67. Nora Iuga im Lyrik Kabinett

Die Dichterin Nora Iuga ist eine trotzige Träumerin, darin mag das Geheimnis ihrer Jugendlichkeit liegen. Im Wunschtraum wie im Nachtmahr hält sich alles frisch. „Wann werden wir schlafende Logiker, schlafende Philosophen haben“, hatte André Breton 1924 in seinem ersten surrealistischen Manifest gefordert. Es waren Rumänen wie Eugène Ionesco oder der Lyriker Gellu Naum, die sich als Bretons gelehrigste Schüler erwiesen. In einem Land, das jahrzehntelang absurde politische Zustände zu ertragen hatte, bewahrten unbelehrbare Individualisten wie Nora Iuga den „rumänischen Traum“: „Du, Vergrabene, rief da Gellu Naum / und stopfte mir eine Handvoll Blätter in den Rachen / welch grüne Agonie, stell dir doch vor / ja, stell dir vor, welch eine grüne Agonie“, heißt es in ihrem Gedicht „Au Ralenti“ aus dem Zyklus „Die Nachtdaktylographin“.

Die 1931 in Bukarest geborene Lyrikerin, Mentorin junger Talente und vor Energie übersprudelnde Hutliebhaberin, ist seit Jahrzehnten eine vielverehrte Größe im kulturellen Leben ihres Landes.
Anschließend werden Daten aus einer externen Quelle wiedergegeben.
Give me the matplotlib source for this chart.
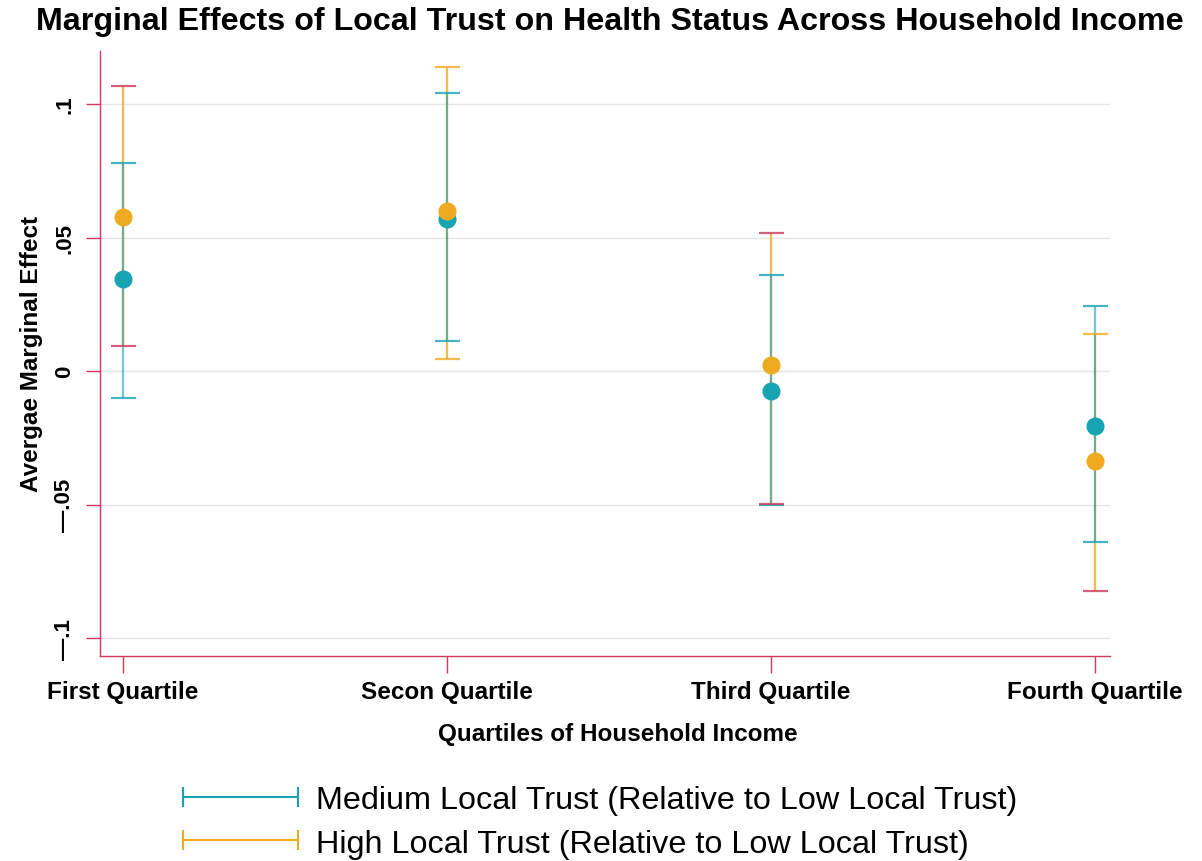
import matplotlib
matplotlib.use("Agg")
import matplotlib.pyplot as plt
from matplotlib.lines import Line2D
import numpy as np

plt.rcParams['font.family'] = ['Liberation Sans', 'DejaVu Sans']

categories = ["First Quartile", "Secon Quartile", "Third Quartile", "Fourth Quartile"]
med_est = [0.0345, 0.0569, -0.0075, -0.0206]
med_lo = [-0.0101, 0.0112, -0.0502, -0.0640]
med_hi = [0.0779, 0.1041, 0.0360, 0.0243]
high_est = [0.0577, 0.0599, 0.0022, -0.0337]
high_lo = [0.0094, 0.0045, -0.0498, -0.0824]
high_hi = [0.1067, 0.1139, 0.0517, 0.0139]
yticks = [-0.1, -0.05, 0, 0.05, 0.1]
yticklabels = ["—.1", "—.05", "0", ".05", ".1"]

TEAL = "#17a3b2"
ORANGE = "#f0aa22"
CRIMSON = "#d0385c"
med_cap_lo = [TEAL, TEAL, TEAL, TEAL]
med_cap_hi = [TEAL, TEAL, TEAL, TEAL]
high_cap_lo = [CRIMSON, ORANGE, CRIMSON, CRIMSON]
high_cap_hi = [CRIMSON, ORANGE, CRIMSON, ORANGE]

fig = plt.figure(figsize=(12.02, 8.62), dpi=100)
ax = fig.add_axes([0.0832, 0.2378, 0.8403, 0.7019])

x = np.arange(1, len(categories) + 1)

# error bar lines
ax.vlines(x, high_lo, high_hi, color=ORANGE, alpha=0.8, lw=1.6, zorder=2)
ax.vlines(x, med_lo, med_hi, color=TEAL, alpha=0.6, lw=1.6, zorder=3)

# caps
cap_ms = 18
for i, xi in enumerate(x):
    ax.plot([xi], [med_lo[i]], marker='_', ms=cap_ms, mew=1.6, color=med_cap_lo[i], alpha=0.8, zorder=3)
    ax.plot([xi], [med_hi[i]], marker='_', ms=cap_ms, mew=1.6, color=med_cap_hi[i], alpha=0.8, zorder=3)
    ax.plot([xi], [high_lo[i]], marker='_', ms=cap_ms, mew=1.6, color=high_cap_lo[i], alpha=0.8, zorder=4)
    ax.plot([xi], [high_hi[i]], marker='_', ms=cap_ms, mew=1.6, color=high_cap_hi[i], alpha=0.8, zorder=4)

# points
ax.plot(x, med_est, 'o', ms=13, color=TEAL, mec='none', zorder=5)
ax.plot(x, high_est, 'o', ms=13, color=ORANGE, mec='none', zorder=6)

ax.set_xlim(0.929, 4.046)
ax.set_ylim(-0.1067, 0.1199)
ax.set_yticks(yticks)
ax.set_yticklabels(yticklabels, rotation=90, va='center', fontsize=16, fontweight='bold')
ax.set_xticks(x)
ax.set_xticklabels(categories, fontsize=17.5, fontweight='bold')
ax.tick_params(axis='y', colors=CRIMSON, length=10, width=1, labelcolor='black', pad=8)
ax.tick_params(axis='x', colors=CRIMSON, length=12, width=1, labelcolor='black', pad=5)
ax.grid(axis='y', color='#e6e6e6', lw=1)
ax.set_axisbelow(True)
for s in ['top', 'right']:
    ax.spines[s].set_visible(False)
for s in ['left', 'bottom']:
    ax.spines[s].set_color(CRIMSON)
    ax.spines[s].set_linewidth(1)

ax.set_ylabel("Avergae Marginal Effect", fontsize=17.5, fontweight='bold', labelpad=8)
ax.set_xlabel("Quartiles of Household Income", fontsize=17.5, fontweight='bold')
ax.xaxis.set_label_coords(0.513, -0.109)
fig.text(0.507, 0.974, "Marginal Effects of Local Trust on Health Status Across Household Income",
         ha='center', va='center', fontsize=23.2, fontweight='bold')

handles = [
    Line2D([0, 1], [0, 0], color=TEAL, lw=1.5, marker='|', ms=14, mew=1.5),
    Line2D([0, 1], [0, 0], color=ORANGE, lw=1.5, marker='|', ms=14, mew=1.5),
]
labels = ["Medium Local Trust (Relative to Low Local Trust)",
          "High Local Trust (Relative to Low Local Trust)"]
fig.legend(handles, labels, loc='center', bbox_to_anchor=(0.4955, 0.0455), ncol=1, frameon=False,
           fontsize=23.3, numpoints=2, handlelength=4.15, handletextpad=0.25, labelspacing=0.42,
           markerfirst=True)

fig.savefig("out.png", dpi=100)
Außerdem hat sich die Germanistin als Übersetzerin aus dem Deutschen, etwa von Herta Müller, Elfriede Jelinek oder Günter Grass“ „Die Blechtrommel“, große Verdienste erworben. Vor zwei Jahren wurde Nora Iugas poetisches Werk endlich auch dem hiesigen Publikum in allen Facetten vorgestellt, mit dem Sammelband „Gefährliche Launen“ (Klett-Cotta-Verlag). Der Rumäniendeutsche Ernest Wichner, Leiter des Literaturhauses Berlin, übertrug die „Capricii periculoase“ in ein wunderbar geschmeidiges Deutsch. / KATRIN HILLGRUBER, SZ 22.7.